In other words, UK policy affects Canadian British citizens; enfranchisement means having the chance to change it for the better. After all, no UK resident will give a toss whether some pensioner in Canada has their pension frozen or not.
Electoral Reform
My British friend who died last year and I talked about politics regularly. He bemoaned the First Past the Post system as did I. Since my first voting foray, I’ve despised having to choose between party and candidate. I’ve had to vote for a piss-poor candidate because I felt strongly about which party should be in power; and I’ve had to vote for a party I didn’t want because I felt only one candidate represented constituents well. I’ve rejected my vote a couple of times when I’ve gotten fed up with this Hobson’s choice. First Past the Post disenfranchises all voters, no matter where they live. I’ve changed my voting pattern here to vote for those parties who’ll bring in electoral reform, to make all of our votes count.
Why does electoral reform in the UK matter to me? Because in a way, it’s an homage to my friend, and we’re interconnected. The idea of global citizenship seems less and less like speculative fiction.
Global Influence
This century, political views have spread like a contagion from the US and UK into Canada. And climate action in these countries affects us all, just as Canada’s does the rest of the world because we’ll only succeed when we’re united.
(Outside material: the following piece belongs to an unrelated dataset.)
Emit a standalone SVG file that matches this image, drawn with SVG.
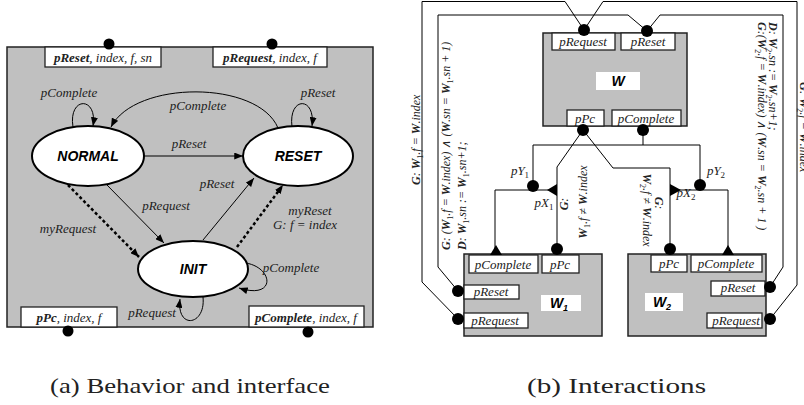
<svg xmlns="http://www.w3.org/2000/svg" width="804" height="405" viewBox="0 0 804 405">
<defs>
<marker id="arr" viewBox="0 0 10 8" refX="10" refY="4" markerWidth="9" markerHeight="7" orient="auto" markerUnits="userSpaceOnUse"><path d="M0,0 L10,4 L0,8 z" fill="#000"/></marker>
<style>
.t{font-family:"Liberation Serif","Times New Roman",serif;font-style:italic;font-size:13px;fill:#222}
.s{font-size:12px}
.b{font-weight:bold}
.nm{font-family:"Liberation Sans",Arial,sans-serif;font-style:italic;font-weight:bold;font-size:14px;fill:#000}
.cap{font-family:"Liberation Serif","Times New Roman",serif;font-size:22px;fill:#222}
.ln{fill:none;stroke:#000;stroke-width:1}
.dl{fill:none;stroke:#000;stroke-width:2.5;stroke-dasharray:3 2.5}
.gray{fill:#c0c0c0;stroke:#222;stroke-width:1.5}
.port{fill:#fff;stroke:#222;stroke-width:1.3}
.st{fill:#fff;stroke:#000;stroke-width:2}
.dot{fill:#000}
.wl{fill:#fff}
</style>
</defs>
<rect width="804" height="405" fill="#fff"/>

<!-- (a) Behavior and interface -->
<g id="behavior-frame"><rect class="gray" x="7" y="47" width="366" height="280"/></g>

<g id="port-preset-if">
<rect class="port" x="45" y="47" width="116" height="20"/>
<text class="t" x="103" y="62" text-anchor="middle"><tspan class="b">pReset</tspan>, index, f, sn</text>
<circle class="dot" cx="109" cy="44" r="5.5"/>
</g>
<g id="port-prequest-if">
<rect class="port" x="213" y="47" width="114" height="20"/>
<text class="t" x="270" y="62" text-anchor="middle"><tspan class="b">pRequest</tspan>, index, f</text>
<circle class="dot" cx="272" cy="44" r="5.5"/>
</g>
<g id="port-ppc-if">
<rect class="port" x="21" y="307" width="96" height="20"/>
<text class="t" x="69" y="322" text-anchor="middle"><tspan class="b">pPc</tspan>, index, f</text>
<circle class="dot" cx="68" cy="331" r="5.5"/>
</g>
<g id="port-pcomplete-if">
<rect class="port" x="249" y="306" width="115" height="21"/>
<text class="t" x="306" y="322" text-anchor="middle"><tspan class="b">pComplete</tspan>, index, f</text>
<circle class="dot" cx="308" cy="332" r="5.5"/>
</g>

<g id="state-normal"><ellipse class="st" cx="88" cy="156" rx="56" ry="30"/><text class="nm" x="88" y="161" text-anchor="middle">NORMAL</text></g>
<g id="state-reset"><ellipse class="st" cx="298" cy="156" rx="55" ry="30"/><text class="nm" x="298" y="161" text-anchor="middle">RESET</text></g>
<g id="state-init"><ellipse class="st" cx="193" cy="269" rx="55" ry="28"/><text class="nm" x="193" y="274" text-anchor="middle">INIT</text></g>

<g id="transitions">
<path class="ln" d="M73,127 C68,96 98,96 93,126" marker-end="url(#arr)"/>
<path class="ln" d="M278,128 C258,80 135,80 111,127" marker-end="url(#arr)"/>
<path class="ln" d="M292,127 C288,96 316,96 312,126" marker-end="url(#arr)"/>
<path class="ln" d="M144,156 L243,156" marker-end="url(#arr)"/>
<path class="ln" d="M106,184 L164,243" marker-end="url(#arr)"/>
<path class="dl" d="M68,185 L139,257" marker-end="url(#arr)"/>
<path class="ln" d="M203,240 L254,178" marker-end="url(#arr)"/>
<path class="dl" d="M237,247 L283,185" marker-end="url(#arr)"/>
<path class="ln" d="M246,263 C274,268 276,300 239,288" marker-end="url(#arr)"/>
<path class="ln" d="M203,297 C206,326 176,330 180,299" marker-end="url(#arr)"/>
<text class="t" x="69" y="97" text-anchor="middle">pComplete</text>
<text class="t" x="198" y="110" text-anchor="middle">pComplete</text>
<text class="t" x="318" y="97" text-anchor="middle">pReset</text>
<text class="t" x="189" y="148" text-anchor="middle">pReset</text>
<text class="t" x="166" y="210" text-anchor="middle">pRequest</text>
<text class="t" x="68" y="233" text-anchor="middle">myRequest</text>
<text class="t" x="217" y="188" text-anchor="middle">pReset</text>
<text class="t" x="310" y="215" text-anchor="middle">myReset</text>
<text class="t" x="305" y="229" text-anchor="middle">G: f = index</text>
<text class="t" x="291" y="272" text-anchor="middle">pComplete</text>
<text class="t" x="152" y="317" text-anchor="middle">pRequest</text>
</g>

<!-- (b) Interactions -->
<g id="node-W">
<rect class="gray" x="543" y="33" width="144" height="93"/>
<rect class="port" x="552" y="33" width="63" height="17"/>
<text class="t" x="583" y="46" text-anchor="middle">pRequest</text>
<rect class="port" x="621" y="33" width="54" height="17"/>
<text class="t" x="648" y="46" text-anchor="middle">pReset</text>
<rect class="wl" x="596" y="72" width="44" height="18"/>
<text class="nm" x="618" y="86" text-anchor="middle">W</text>
<rect class="port" x="567" y="110" width="37" height="16"/>
<text class="t" x="585" y="123" text-anchor="middle">pPc</text>
<rect class="port" x="612" y="110" width="69" height="16"/>
<text class="t" x="646" y="123" text-anchor="middle">pComplete</text>
<circle class="dot" cx="584" cy="30" r="6"/>
<circle class="dot" cx="647" cy="31" r="6"/>
<circle class="dot" cx="583" cy="130" r="6"/>
<circle class="dot" cx="643" cy="130" r="6"/>
</g>

<g id="node-W1">
<rect class="gray" x="464" y="254" width="138" height="82"/>
<rect class="port" x="469" y="255" width="69" height="18"/>
<text class="t" x="503" y="269" text-anchor="middle">pComplete</text>
<rect class="port" x="542" y="255" width="37" height="18"/>
<text class="t" x="560" y="269" text-anchor="middle">pPc</text>
<rect class="port" x="464" y="285" width="55" height="14"/>
<text class="t" x="491" y="296" text-anchor="middle">pReset</text>
<rect class="port" x="464" y="313" width="64" height="15"/>
<text class="t" x="495" y="325" text-anchor="middle">pRequest</text>
<rect class="wl" x="541" y="295" width="40" height="16"/>
<text class="nm" x="559" y="308" text-anchor="middle">W<tspan font-size="9" dy="3">1</tspan></text>
<circle class="dot" cx="458" cy="291" r="6"/>
<circle class="dot" cx="458" cy="319" r="6"/>
<circle class="dot" cx="557" cy="249" r="6"/>
<path class="dot" d="M490,255 L502,255 L496,245 z"/>
</g>

<g id="node-W2">
<rect class="gray" x="628" y="254" width="138" height="82"/>
<rect class="port" x="651" y="255" width="36" height="17"/>
<text class="t" x="669" y="268" text-anchor="middle">pPc</text>
<rect class="port" x="691" y="255" width="71" height="17"/>
<text class="t" x="726" y="268" text-anchor="middle">pComplete</text>
<rect class="port" x="711" y="281" width="54" height="15"/>
<text class="t" x="738" y="292" text-anchor="middle">pReset</text>
<rect class="port" x="707" y="313" width="55" height="15"/>
<text class="t" x="736" y="325" text-anchor="middle">pRequest</text>
<rect class="wl" x="645" y="293" width="38" height="18"/>
<text class="nm" x="662" y="307" text-anchor="middle">W<tspan font-size="9" dy="3">2</tspan></text>
<circle class="dot" cx="770" cy="287" r="6"/>
<circle class="dot" cx="770" cy="319" r="6"/>
<circle class="dot" cx="670" cy="249" r="6"/>
<path class="dot" d="M722,255 L734,255 L728,245 z"/>
</g>

<g id="junction-pY1"><circle class="dot" cx="533" cy="186" r="6"/><text class="t" x="520" y="175" text-anchor="middle">pY<tspan font-style="normal" font-size="9" dy="3">1</tspan></text></g>
<g id="junction-pX1"><path class="dot" d="M557,184 L557,196 L547,190 z"/><text class="t" x="544" y="207" text-anchor="middle">pX<tspan font-style="normal" font-size="9" dy="3">1</tspan></text></g>
<g id="junction-pY2"><circle class="dot" cx="700" cy="185" r="6"/><text class="t" x="716" y="175" text-anchor="middle">pY<tspan font-style="normal" font-size="9" dy="3">2</tspan></text></g>
<g id="junction-pX2"><path class="dot" d="M670,184 L670,196 L681,190 z"/><text class="t" x="686" y="197" text-anchor="middle">pX<tspan font-style="normal" font-size="9" dy="3">2</tspan></text></g>

<g id="connectors">
<path class="ln" d="M584,30 L565,1.5 L422,1.5 L422,282 L458,319"/>
<path class="ln" d="M647,31 L628,15 L438,15 L438,267 L458,291"/>
<path class="ln" d="M584,30 L603,1.5 L797,1.5 L797,285 L770,319"/>
<path class="ln" d="M647,31 L660,15 L783,15 L783,267 L770,287"/>
<path class="ln" d="M583,130 L557,167 L557,249"/>
<path class="ln" d="M583,130 L613,168 L670,168 L670,249"/>
<path class="ln" d="M643,130 L643,145"/>
<path class="ln" d="M533,186 L533,145 L700,145 L700,185"/>
<path class="ln" d="M557,190 L495,190 L495,250"/>
<path class="ln" d="M670,190 L728,190 L728,250"/>
<text class="t s" transform="translate(420,185) rotate(-90)"><tspan class="b">G</tspan>: <tspan class="b">W</tspan><tspan font-size="8" font-style="normal" dy="3">1</tspan><tspan dy="-3">.f = </tspan><tspan class="b">W</tspan>.index</text>
<text class="t s" transform="translate(450,250) rotate(-90)"><tspan class="b">G</tspan>:  (<tspan class="b">W</tspan><tspan font-size="8" font-style="normal" dy="3">1</tspan><tspan dy="-3">.f = </tspan><tspan class="b">W</tspan>.index) ∧ (<tspan class="b">W</tspan>.sn = <tspan class="b">W</tspan><tspan font-size="8" font-style="normal" dy="3">1</tspan><tspan dy="-3">.sn + 1)</tspan></text>
<text class="t s" transform="translate(466,250) rotate(-90)"><tspan class="b">D</tspan>: <tspan class="b">W</tspan><tspan font-size="8" font-style="normal" dy="3">1</tspan><tspan dy="-3">.sn := </tspan><tspan class="b">W</tspan><tspan font-size="8" font-style="normal" dy="3">1</tspan><tspan dy="-3">.sn+1;</tspan></text>
<text class="t s" transform="translate(568,204) rotate(-90)" text-anchor="middle"><tspan class="b">G</tspan>:</text>
<text class="t s" transform="translate(587,202) rotate(-90)" text-anchor="middle"><tspan class="b">W</tspan><tspan font-size="8" font-style="normal" dy="3">1</tspan><tspan dy="-3">.f ≠ </tspan><tspan class="b">W</tspan>.index</text>
<text class="t s" transform="translate(655,203) rotate(90)" text-anchor="middle"><tspan class="b">G</tspan>:</text>
<text class="t s" transform="translate(643,210) rotate(90)" text-anchor="middle"><tspan class="b">W</tspan><tspan font-size="8" font-style="normal" dy="3">2</tspan><tspan dy="-3">.f ≠ </tspan><tspan class="b">W</tspan>.index</text>
<text class="t s" transform="translate(758,22) rotate(90)"><tspan class="b">G</tspan>:(<tspan class="b">W</tspan><tspan font-size="8" font-style="normal" dy="3">2</tspan><tspan dy="-3">.f = </tspan><tspan class="b">W</tspan>.index) ∧ (<tspan class="b">W</tspan>.sn = <tspan class="b">W</tspan><tspan font-size="8" font-style="normal" dy="3">2</tspan><tspan dy="-3">.sn + 1 )</tspan></text>
<text class="t s" transform="translate(769,22) rotate(90)"><tspan class="b">D</tspan>: <tspan class="b">W</tspan><tspan font-size="8" font-style="normal" dy="3">2</tspan><tspan dy="-3">.sn := </tspan><tspan class="b">W</tspan><tspan font-size="8" font-style="normal" dy="3">2</tspan><tspan dy="-3">.sn+1;</tspan></text>
<text class="t s" transform="translate(800,82) rotate(90)"><tspan class="b">G</tspan>: <tspan class="b">W</tspan><tspan font-size="8" font-style="normal" dy="3">2</tspan><tspan dy="-3">.f = </tspan><tspan class="b">W</tspan>.index</text>
</g>

<text class="cap" x="50" y="393" textLength="280" lengthAdjust="spacingAndGlyphs">(a) Behavior and interface</text>
<text class="cap" x="527" y="393" textLength="179" lengthAdjust="spacingAndGlyphs">(b) Interactions</text>
</svg>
The UK and US remain influential globally, spreading their cultures and political viewpoints willy nilly. Canada isn’t staunchly British like it used to be. We’ve come fully into ourself this century. But I think it’s a fallacy to say that the UK Parliament (unlike local elections) affects only those living in the UK; Canada’s House of Commons affects Canadians living abroad, for example, the Liberal government’s egregious passport rule change that stranded, panicked many Canadian citizens (born here or not) abroad because they weren’t travelling back to Canada on a Canadian passport. The government put conditions on dual (triple) citizens’ right of return.
Decision
I’ll probably register to vote. And I’ll do my homework because I believe a vote needs to be an informed vote. If I don’t have the energy to look into the candidates where I’m told to vote, then I’ll give this election a miss.